My seed-starting set-up is pretty well equipped, which makes it a lot easier to manage the fairly aggressive seed-starting schedule I keep.
When we moved into our current home, I commandeered a corner of the garage as my indoor garden and seed-starting area. Having a dedicated area to grow out seedlings is a luxury, but one I would sacrifice quite a few other luxuries to maintain.
Seed Starting Rack
The rack that holds my seed lights is a standard industrial post-and wire chrome shelving rack. I swear by these racks, and we have them wall-to-wall in the garage. I bought this one at Costco for about $70. It’s 48″ wide, which makes it the perfect width for hanging 4-foot shop lights.
The rack has two layers of industrial shop lights fixtures (cheap) fitted with full-spectrum florescent light tubes (not cheap, but very long lasting).
Each shelf of lights is three-fixtures (or six tube lights) deep and holds two standard seed trays placed lengthwise with plenty of room and light, or 4 seed trays placed widthwise with some crowding and less light than is ideal towards the edges of the seed trays.The light fixtures come with a chain, and this chain is simply hung from the wire shelf above the lights.
The lights are on automatic timers, but can be unplugged separately so I can run only one bank of lights at a time when seed-starting is just ramping up.
The lights are not conveniently adjustable, so I have a low-height light shelf and a high-height light shelf and I place risers (empty pots, seed trays, etc.) under and seeds I need to lift closer to the lights.
I believe strongly in keeping air-flow over and around my seedlings, and I have a small soft-bladed fan that I keep on constantly.
When I have seeds I am germinating, I cover their pots or trays with clear plastic bags (the ones from the dry cleaner are great) or propagation domes. The little trays with matching propagation domes on the right were originally take out containers from a local Mexican restaurant. The size and depth is perfect for geminating lettuce seeds. You gotta love repurposing like that.
I have two seedling heat mats. I use them to get tomatoes, peppers, squash and other heat lovers up and going. After strong germination I tend to move my seedlings off the mat because I prefer they grow harder, even if it means growing slower. The last thing I want to raise is a pepper that thinks it should expect 78-degree soil all the time!
Under the seed-starting area, I have a few shelves that hold extra seed trays and the collection of cheap terracotta pots I never use but can’t bring myself to part with.
Cater-corner to the seed starting rack is my potting bench. We bought this post-and-wire rack from an organization store when we lived in our old home, and then it was the best kitchen storage we had. When we moved to our current home there wasn’t a place for it, until it I had a Potting Bench Ah-Hah! moment.

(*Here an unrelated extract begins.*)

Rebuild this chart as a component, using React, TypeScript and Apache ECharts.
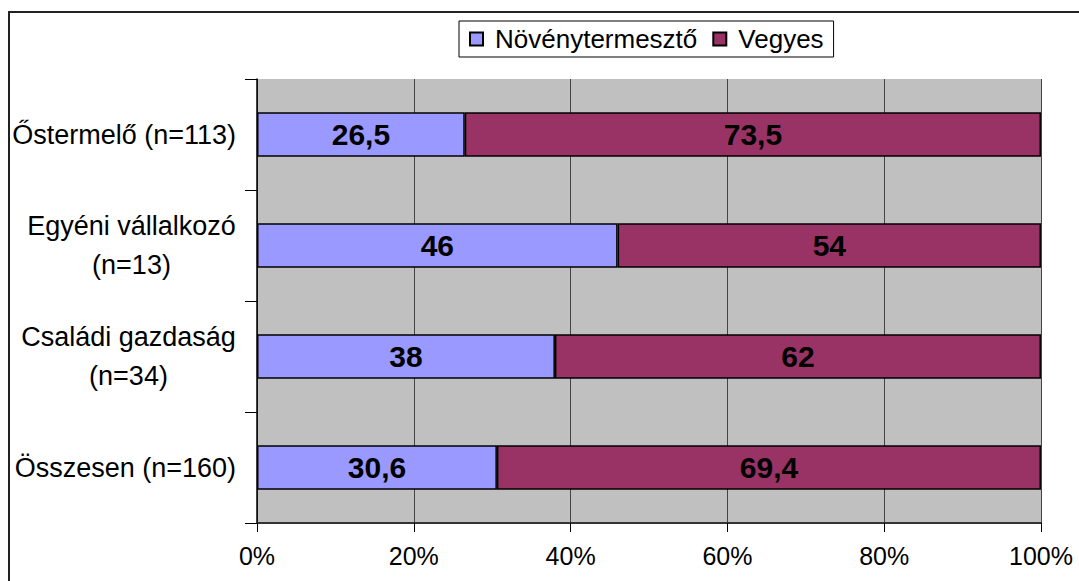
import React, { useEffect, useRef } from "react";
import * as echarts from "echarts";

const categories = ["Őstermelő (n=113)", "Egyéni vállalkozó\n(n=13)", "Családi gazdaság\n(n=34)", "Összesen (n=160)"];
const seriesNames = ["Növénytermesztő", "Vegyes"];
const novenyValues = [26.5, 46, 38, 30.6];
const vegyesValues = [73.5, 54, 62, 69.4];
const xTicks = [0, 20, 40, 60, 80, 100];

const FONT = "'Liberation Sans', Arial, sans-serif";

export default function App() {
  const ref = useRef<HTMLDivElement>(null);
  useEffect(() => {
    if (!ref.current) return;
    const chart = echarts.init(ref.current, undefined, { renderer: "svg" });
    const label = {
      show: true,
      position: "inside",
      color: "#000",
      fontWeight: "bold",
      fontSize: 30,
      fontFamily: FONT,
      formatter: (p: any) => String(p.value).replace(".", ","),
    };
    chart.setOption({
      animation: false,
      backgroundColor: "#fff",
      textStyle: { fontFamily: FONT },
      graphic: [
        {
          type: "rect",
          shape: { x: 9, y: 12, width: 1200, height: 700 },
          style: { fill: "none", stroke: "#222", lineWidth: 2 },
          silent: true,
          z: -1,
        },
      ],
      legend: {
        data: seriesNames,
        left: 459,
        top: 21,
        orient: "horizontal",
        borderColor: "#000",
        borderWidth: 1,
        padding: [5, 10, 5, 10],
        itemGap: 15,
        itemWidth: 13,
        itemHeight: 13,
        icon: "rect",
        textStyle: { fontSize: 26, color: "#000", fontFamily: FONT, padding: [0, 0, 0, 7] },
      },
      grid: {
        left: 257,
        top: 79,
        right: 38,
        bottom: 58,
        show: true,
        backgroundColor: "#c0c0c0",
        borderWidth: 0,
      },
      xAxis: {
        type: "value",
        min: 0,
        max: 100,
        interval: 20,
        axisLine: { show: true, lineStyle: { color: "#333", width: 2 } },
        axisTick: { show: true, length: 9, lineStyle: { color: "#000" } },
        axisLabel: {
          color: "#000",
          fontSize: 25,
          fontFamily: FONT,
          margin: 20,
          formatter: (v: number) => (xTicks.includes(v) ? v + "%" : ""),
        },
        splitLine: { show: true, lineStyle: { color: "#444", width: 1 } },
      },
      yAxis: {
        type: "category",
        data: categories,
        inverse: true,
        axisLine: { show: true, lineStyle: { color: "#000", width: 1.5 } },
        axisTick: { show: true, length: 12, lineStyle: { color: "#000" } },
        axisLabel: {
          color: "#000",
          fontSize: 27,
          fontFamily: FONT,
          margin: 21,
          lineHeight: 39,
          formatter: (v: string, i: number) => {
            if (v.includes("\n")) {
              const [a, b] = v.split("\n");
              const s = i === 1 ? "a" : "b";
              return `{${s}|${a}}\n{${s}|${b}}`;
            }
            return v;
          },
          rich: {
            a: { width: 209, align: "center", fontSize: 27, fontFamily: FONT, color: "#000", lineHeight: 39 },
            b: { width: 215, align: "center", fontSize: 27, fontFamily: FONT, color: "#000", lineHeight: 39 },
          },
        },
        splitLine: { show: false },
      },
      series: [
        {
          name: seriesNames[0],
          type: "bar",
          stack: "total",
          data: novenyValues,
          barWidth: "40%",
          itemStyle: { color: "#9999ff", borderColor: "#000", borderWidth: 1.5 },
          label,
        },
        {
          name: seriesNames[1],
          type: "bar",
          stack: "total",
          data: vegyesValues,
          barWidth: "40%",
          itemStyle: { color: "#993366", borderColor: "#000", borderWidth: 1.5 },
          label,
        },
      ],
    });
    return () => chart.dispose();
  }, []);
  return <div ref={ref} style={{ width: 1079, height: 581, position: "absolute", left: 0, top: 0 }} />;
}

I use mini terracotta pots to contain seed labels, sharpies, small scissors for thinning seedlings and other random flotsam of gardening. Can I mention how much I love huge binder clips? I use them everywhere: to hold gloves together, to keep plastic low-tunnels secured to pvc-hoops in the garden, to hold string to trellises when I’m one-handed with a baby-on-my-hip and can’t reliably knot something, and so on. Since the potting bench gets dirty every time I use it, I added a little mini-duster-thing to the collection of tools I keep on hand. This makes it much easier to sweep spilled potting mix back into the potting mix bin.
Under the bench area is a big shelf with my potting mix tub and all my commonly used pots stacked up. Beneath that I store Reemay and whatever random bags of seed mix, bone meal or whatever needs a place to live.
The potting mix tub gets refilled as needed. Right now, it needs it.
The best $50 I ever spent was paying a plumber to tap a hose bib into the wall between my seed starting rack and my potting bench. I keep a short hose fitted with a gentle spray head attached to the hose bib and hang it from my potting bench.
Watering seedlings is as simple as turning on the hose bib and either filling the seed-tray for bottom-watering (my preferred method) or pulling seedlings off the rack and giving them a gentle sprinkle. Since the floor of the garage is concrete and the excess water runs out the garage door, I don’t worry about overspray or dripping.
Speaking of dripping, I’ve had a lot of people ask if having the plants on the upper level drip into the lights directly below them is a problem. All I can say is, I am not particularly careful, water does drip, and it has never been a problem for me.
I love my little seed starting corner of the garage. Do you have a dedicated place to raise seedlings and perform your indoor gardening tasks? If you have a photo of your set-up, leave a link in the comments so we can all see how different gardeners organize their growing space.